ColossalAI
ColossalAI copied to clipboard
[BUG]: Using mpirun to launch multi-node training stucks in colossalai.launch_from_openmpi
🐛 Describe the bug
Running mpirun to lanuch distrtibuted training on 2 nodes (2x8 GPUs) stucks in colossalai.launch_from_openmpi()
function. The 16 processes can be found using top command on the 2 nodes.
Lanuch command:
mpirun --allow-run-as-root -np 16 -hostfile hosts python train.py --config configs/config.py --host 10.80.210.83 --port 29500
The hosts
file contains the following content:
10.80.210.83 slots=8
10.80.209.79 slots=8
Environment
No response
Try mpirun --allow-run-as-root -np 16 -hostfile hosts python train.py --config configs/config.py --host 10.80.210.83:8,10.80.209.79:8 --port 29500
?
No, they are not recognized as valid addresses.
Can @FrankLeeeee help take a look at this issue? Thanks!
My intuition is something happened in this function caused the hang.
Same problem, has this bug been fixed?
Hi @pluiez @SamaelChen , we use the --host
& --port
as the master address for Pytorch distributed communication, which is supposed to be a single address.
Using mpirun I noticed colossalAI initializes the task local rank using the environment RANK variable which mpirun doesn't set up.
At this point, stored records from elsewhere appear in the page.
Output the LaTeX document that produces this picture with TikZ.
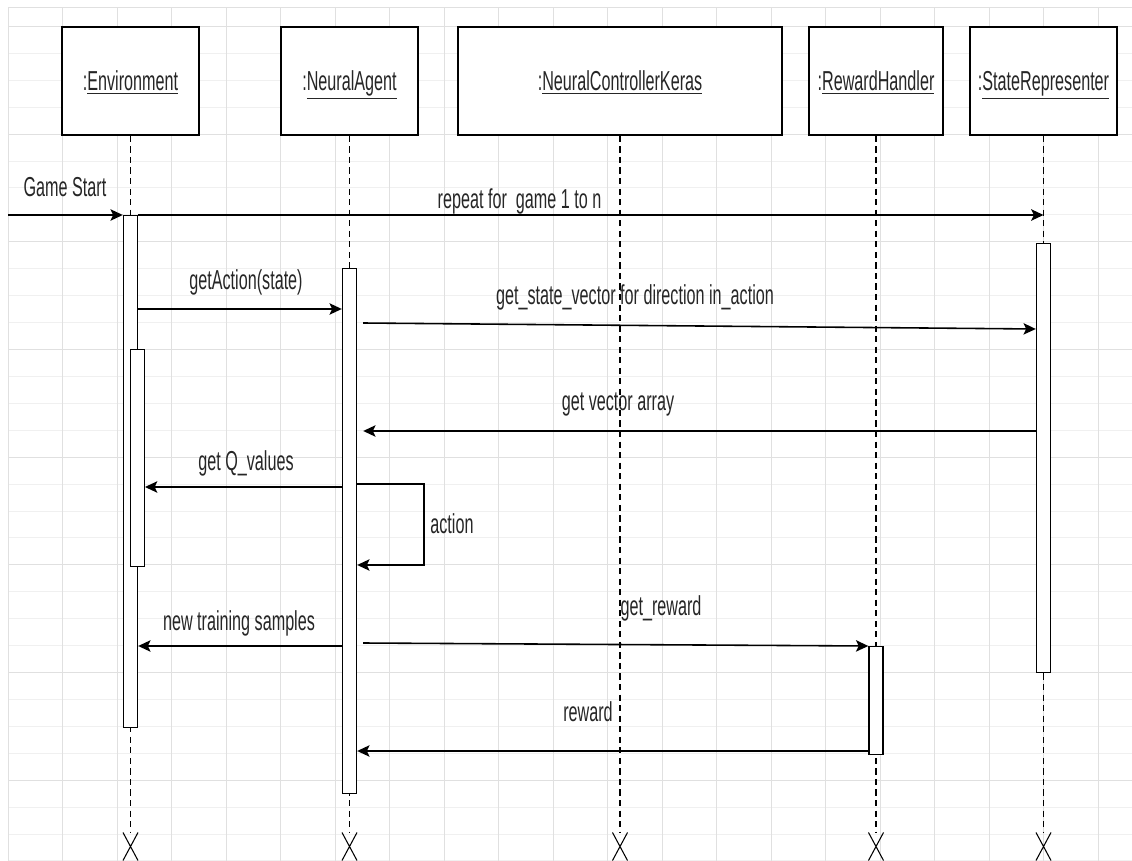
\documentclass[tikz,border=0pt]{standalone}
\usepackage{fontspec}
\setmainfont{Liberation Sans}
\usepackage{graphicx}
\usetikzlibrary{arrows.meta,shapes.misc}
\newcommand{\nrw}[1]{\scalebox{.59}[1]{#1}}

\begin{document}
\begin{tikzpicture}[
  x=0.02cm, y=-0.02cm,
  every node/.style={font=\fontsize{15.6}{18}\selectfont, text=black!85},
  objbox/.style={draw, line width=1pt, fill=white, minimum height=2.16cm, inner sep=0pt,
    text height=0.44cm, text depth=0.06cm},
  actbar/.style={draw, line width=0.8pt, fill=white, minimum width=0.28cm, inner sep=0pt, anchor=north},
  lifeline/.style={draw, line width=0.6pt, dash pattern=on 3.5pt off 2.5pt},
  msg/.style={draw, line width=0.9pt, -{Stealth[length=7pt,width=6.5pt,inset=1.5pt]}},
  lbl/.style={anchor=base, inner sep=0pt},
  destroy/.style={cross out, draw, line width=0.6pt, minimum width=0.28cm, minimum height=0.54cm, inner sep=0pt},
  gridmajor/.style={draw=black!12, line width=0.5pt},
  gridminor/.style={draw=black!6, line width=0.4pt}
]
\useasboundingbox (0,0) rectangle (1132,861);

% background grid
\begin{scope}
  \clip (8,7) rectangle (1132,861);
  \foreach \k in {0,...,32}
    \draw[gridminor] (8,{-0.6+26.92*\k}) -- (1132,{-0.6+26.92*\k});
  \foreach \k in {0,...,7}
    \draw[gridmajor] (8,{26.3+107.7*\k}) -- (1132,{26.3+107.7*\k});
  \foreach \k in {0,...,20}
    \draw[gridmajor] ({8+54.5*\k},7) -- ({8+54.5*\k},861);
  \draw[gridmajor] (8,7) -- (1132,7);
\end{scope}

% objects
\node[objbox, minimum width=2.73cm] (env)   at (130.5,81)  {\nrw{:\underline{Environment}}};
\node[objbox, minimum width=2.74cm] (agent) at (349.5,81)  {\nrw{:\underline{NeuralAgent}}};
\node[objbox, minimum width=6.48cm] (nck)   at (620,81)    {\nrw{:\underline{NeuralControllerKeras}}};
\node[objbox, minimum width=2.68cm] (rwd)   at (876,81)    {\nrw{:\underline{RewardHandler}}};
\node[objbox, minimum width=2.94cm] (srep)  at (1043.5,81) {\nrw{:\underline{StateRepresenter}}};

% lifelines
\foreach \o in {env,agent,nck,rwd,srep} {
  \node[destroy] (\o-x) at (\o.south |- 0,846.5) {};
  \draw[lifeline] (\o.south) -- (\o-x.north);
}

% activations
\node[actbar, minimum height=10.24cm] (envA)   at (env.south |- 0,215)   {};
\node[actbar, minimum height=4.34cm]  (envB)   at (137.3,349)            {};
\node[actbar, minimum height=10.5cm]  (agentA) at (agent.south |- 0,268) {};
\node[actbar, minimum height=8.58cm]  (srepA)  at (srep.south |- 0,243)  {};
\node[actbar, minimum height=2.16cm]  (rwdA)   at (rwd.south |- 0,646)   {};

\coordinate (gs) at (8,215);
\coordinate (agentOut) at ([xshift=0.12cm]agentA.east);
\coordinate (loopR) at (424,524);

% messages
\draw[msg] (gs) -- (envA.north west);
\draw[msg] (envA.north east) -- (srep.south |- envA.north);
\draw[msg] (envA.east |- 0,309) -- (agentA.west |- 0,309);
\draw[msg] (agentOut |- 0,323) -- (srepA.west |- 0,329);
\draw[msg] (srepA.west |- 0,431) -- (agentOut |- 0,431);
\draw[msg] (agentA.west |- 0,487) -- (envB.east |- 0,487);
\draw[msg] (agentA.east |- 0,484) -| (loopR) |- (agentA.east |- 0,565);
\draw[msg] (agentA.west |- 0,646) -- (envA.east |- 0,646);
\draw[msg] (agentOut |- 0,643) -- (rwdA.north west);
\draw[msg] (rwdA.west |- 0,751) -- (agentA.east |- 0,751);

% labels
\node[lbl] (gameStart)  at (65,197)    {\nrw{Game Start}};
\node[lbl] (repeatLbl)  at (519.5,209) {\nrw{repeat for\ \ game 1 to n}};
\node[lbl] (getAction)  at (246,290)   {\nrw{getAction(state)}};
\node[lbl] (getState)   at (635,305)   {\nrw{get\_state\_vector for direction in\_action}};
\node[lbl] (getVector)  at (618,410)   {\nrw{get vector array}};
\node[lbl] (getQ)       at (246,470)   {\nrw{get Q\_values}};
\node[lbl, anchor=base west] (actionLbl) at (430,533) {\nrw{action}};
\node[lbl] (newSamples) at (239,630)   {\nrw{new training samples}};
\node[lbl] (getReward)  at (661,615)   {\nrw{get\_reward}};
\node[lbl] (rewardLbl)  at (588,721)   {\nrw{reward}};
\end{tikzpicture}
\end{document}
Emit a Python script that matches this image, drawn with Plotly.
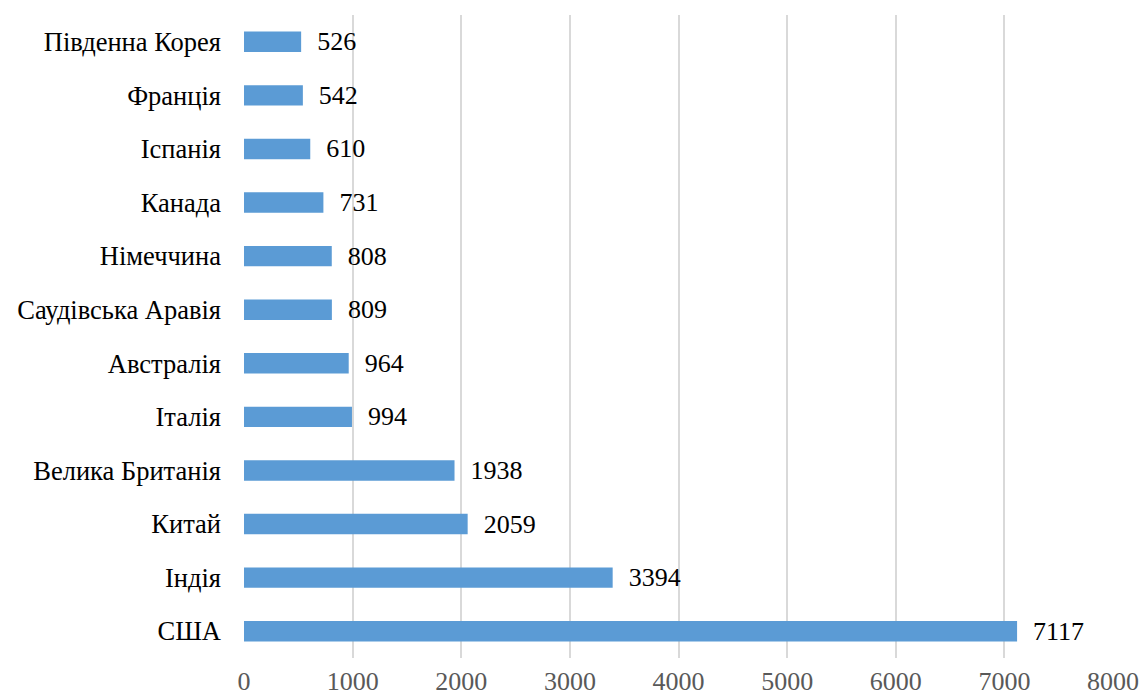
import plotly.graph_objects as go

countries = ["США", "Індія", "Китай", "Велика Британія", "Італія", "Австралія",
             "Саудівська Аравія", "Німеччина", "Канада", "Іспанія", "Франція",
             "Південна Корея"]
values = [7117, 3394, 2059, 1938, 994, 964, 809, 808, 731, 610, 542, 526]
x_ticks = [0, 1000, 2000, 3000, 4000, 5000, 6000, 7000, 8000]

font_family = "Liberation Serif, Times New Roman, serif"

fig = go.Figure(go.Bar(
    y=countries,
    x=values,
    orientation="h",
    marker=dict(color="#5b9bd5", line=dict(width=0)),
    text=values,
    texttemplate="  %{text}",
    textposition="outside",
    constraintext="none",
    cliponaxis=False,
    textfont=dict(family=font_family, size=26, color="#000000"),
))

fig.update_layout(
    width=1142, height=698,
    margin=dict(l=244, r=29, t=15, b=40),
    paper_bgcolor="white", plot_bgcolor="white",
    bargap=0.62,
    showlegend=False,
    font=dict(family=font_family, size=26, color="#000000"),
)
fig.update_xaxes(
    range=[0, 8000], tickvals=x_ticks, ticktext=[str(v) for v in x_ticks],
    showgrid=True, gridcolor="#d9d9d9", gridwidth=2,
    zeroline=False, showline=False, ticks="",
    tickfont=dict(family=font_family, size=26, color="#595959"),
    ticklabelstandoff=5, automargin=False,
)
fig.update_yaxes(
    categoryorder="array", categoryarray=countries,
    showgrid=False, zeroline=False, showline=False, ticks="",
    tickfont=dict(family=font_family, size=26.5, color="#000000"),
    ticklabelstandoff=22, automargin=False,
)

fig.write_html("out.html")
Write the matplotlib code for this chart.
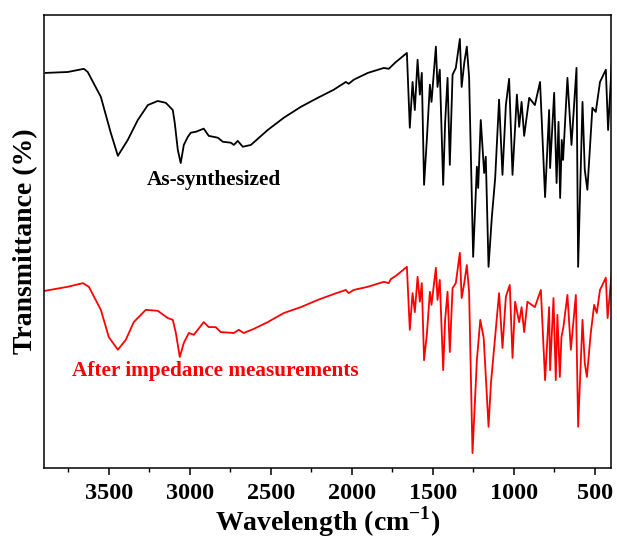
import numpy as np
import matplotlib
matplotlib.use("Agg")
import matplotlib.pyplot as plt
from matplotlib.ticker import MultipleLocator

plt.rcParams['font.family'] = ['Liberation Serif', 'DejaVu Serif']
plt.rcParams['font.weight'] = 'bold'
plt.rcParams['mathtext.fontset'] = 'custom'
plt.rcParams['mathtext.rm'] = 'Liberation Serif:bold'
plt.rcParams['mathtext.bf'] = 'Liberation Serif:bold'

# FTIR spectra (wavenumber in cm-1, transmittance in arbitrary %)
wn_black = [3889, 3753, 3654, 3630, 3549, 3488, 3444, 3383, 3321, 3259, 3198, 3148,
            3105, 3093, 3074, 3056, 3037, 3012, 2994, 2963, 2914, 2883, 2827, 2796,
            2747, 2728, 2704, 2673, 2623, 2519, 2420, 2315, 2210, 2111, 2037, 2019,
            1988, 1901, 1802, 1772, 1728, 1660, 1642, 1625, 1611, 1594, 1580, 1568,
            1554, 1537, 1518, 1508, 1481, 1471, 1457, 1436, 1424, 1409, 1395, 1378,
            1358, 1333, 1322, 1306, 1290, 1276, 1251, 1228, 1220, 1204, 1183, 1173,
            1156, 1136, 1115, 1091, 1070, 1049, 1029, 1008, 981, 967, 952, 936,
            905, 870, 838, 807, 782, 776, 751, 736, 724, 714, 704, 696,
            669, 644, 613, 603, 576, 562, 546, 515, 494, 468, 432, 418, 395]
t_black = [87.2, 87.4, 88.1, 87.4, 81.9, 74.0, 68.9, 72.4, 76.8, 80.1, 81.0, 80.6,
           79.0, 76.2, 70.2, 67.3, 71.3, 73.1, 74.0, 74.2, 74.9, 73.3, 72.9, 72.0,
           71.8, 71.3, 72.2, 70.9, 71.3, 74.6, 77.3, 79.7, 81.7, 83.5, 85.2, 84.8,
           85.7, 87.2, 88.3, 88.1, 89.6, 91.6, 75.1, 85.2, 79.0, 90.1, 82.4, 87.2,
           62.5, 72.4, 84.6, 80.8, 93.0, 84.1, 87.9, 62.5, 76.2, 86.1, 66.9, 86.8,
           88.3, 94.7, 84.1, 89.4, 93.0, 86.3, 46.6, 66.5, 61.8, 76.8, 65.1, 68.7,
           44.4, 55.2, 64.0, 81.3, 64.7, 80.1, 85.9, 64.7, 82.4, 75.3, 80.8, 73.3,
           81.7, 80.1, 85.2, 59.8, 79.0, 66.2, 82.8, 62.9, 76.4, 59.6, 72.4, 68.0,
           86.1, 71.3, 88.3, 44.4, 80.8, 65.8, 61.4, 79.5, 78.6, 85.2, 87.9, 74.6, 89.6]

wn_red = [3895, 3753, 3660, 3623, 3549, 3500, 3444, 3395, 3346, 3272, 3198, 3136,
          3105, 3086, 3062, 3037, 3006, 2975, 2914, 2883, 2840, 2809, 2728, 2698,
          2667, 2605, 2519, 2420, 2315, 2210, 2111, 2037, 2019, 1988, 1901, 1802,
          1772, 1759, 1728, 1660, 1642, 1625, 1611, 1594, 1580, 1568, 1554, 1537,
          1518, 1508, 1481, 1471, 1457, 1436, 1424, 1409, 1395, 1378, 1358, 1333,
          1322, 1306, 1290, 1276, 1255, 1228, 1207, 1186, 1176, 1156, 1141, 1121,
          1091, 1070, 1049, 1025, 1008, 992, 967, 952, 936, 916, 870, 833,
          807, 782, 776, 755, 741, 731, 716, 706, 694, 669, 648, 617,
          603, 576, 562, 549, 525, 504, 488, 468, 432, 421, 395]
t_red = [39.1, 40.0, 40.8, 40.0, 34.9, 28.9, 26.1, 28.3, 32.2, 34.9, 34.7, 33.1,
         32.7, 29.8, 24.5, 27.6, 29.8, 29.4, 32.2, 31.1, 31.1, 30.0, 29.8, 30.5,
         29.8, 30.7, 32.2, 34.2, 35.5, 37.1, 38.4, 39.3, 38.6, 39.3, 40.0, 41.1,
         40.8, 41.7, 42.4, 44.4, 30.5, 38.6, 34.4, 42.2, 36.7, 40.8, 23.8, 29.4,
         38.9, 36.0, 44.2, 37.1, 41.5, 21.6, 32.7, 38.9, 25.6, 39.7, 40.8, 47.5,
         37.5, 40.8, 44.8, 38.9, 3.3, 23.8, 32.7, 28.7, 22.3, 9.1, 18.8, 26.7,
         38.6, 26.5, 37.8, 40.4, 24.3, 36.7, 32.2, 35.5, 30.0, 36.7, 35.5, 39.3,
         19.4, 35.5, 21.6, 37.5, 19.4, 33.8, 20.1, 28.9, 31.1, 38.2, 26.1, 38.2,
         9.1, 32.7, 23.2, 20.1, 29.8, 36.0, 34.2, 39.3, 42.0, 33.1, 43.3]

fig = plt.figure(figsize=(6.17, 5.42), dpi=100)
ax = fig.add_axes([0.0713, 0.1365, 0.919, 0.836])

ax.plot(wn_black, t_black, color='black', lw=1.3)
ax.plot(wn_red, t_red, color='red', lw=1.3)

ax.text(2852, 63.6, 'As-synthesized', color='black', fontsize=15.3,
        fontweight='bold', ha='center', va='center')
ax.text(2840, 21.4, 'After impedance measurements', color='red', fontsize=15.3,
        fontweight='bold', ha='center', va='center')

ax.set_xlim(3900, 400)
ax.set_ylim(0, 100)
ax.xaxis.set_major_locator(MultipleLocator(500))
ax.xaxis.set_minor_locator(MultipleLocator(250))
ax.set_yticks([])
ax.tick_params(axis='x', which='major', direction='out', length=5, width=1.1,
               labelsize=17.5, pad=6)
ax.tick_params(axis='x', which='minor', direction='out', length=3, width=1.0)
for lab in ax.get_xticklabels():
    lab.set_fontweight('bold')
for s in ax.spines.values():
    s.set_linewidth(1.1)

ax.set_xlabel('Wavelength (cm$^{\\mathbf{-1}}$)', fontsize=20, fontweight='bold', labelpad=0)
ax.set_ylabel('Transmittance (%)', fontsize=20, fontweight='bold', labelpad=4)

fig.savefig('out.png', dpi=100)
It may use OMPI_COMM_WORLD_LOCAL_RANK instead.
RuntimeError: Could not find 'RANK' in the torch environment, visit https://www.colossalai.org/ for more information on launching with torch
Traceback (most recent call last):
File "/usr/local/lib/python3.8/dist-packages/colossalai/initialize.py", line 208, in launch_from_torch
rank = int(os.environ['RANK'])
How do you handle this?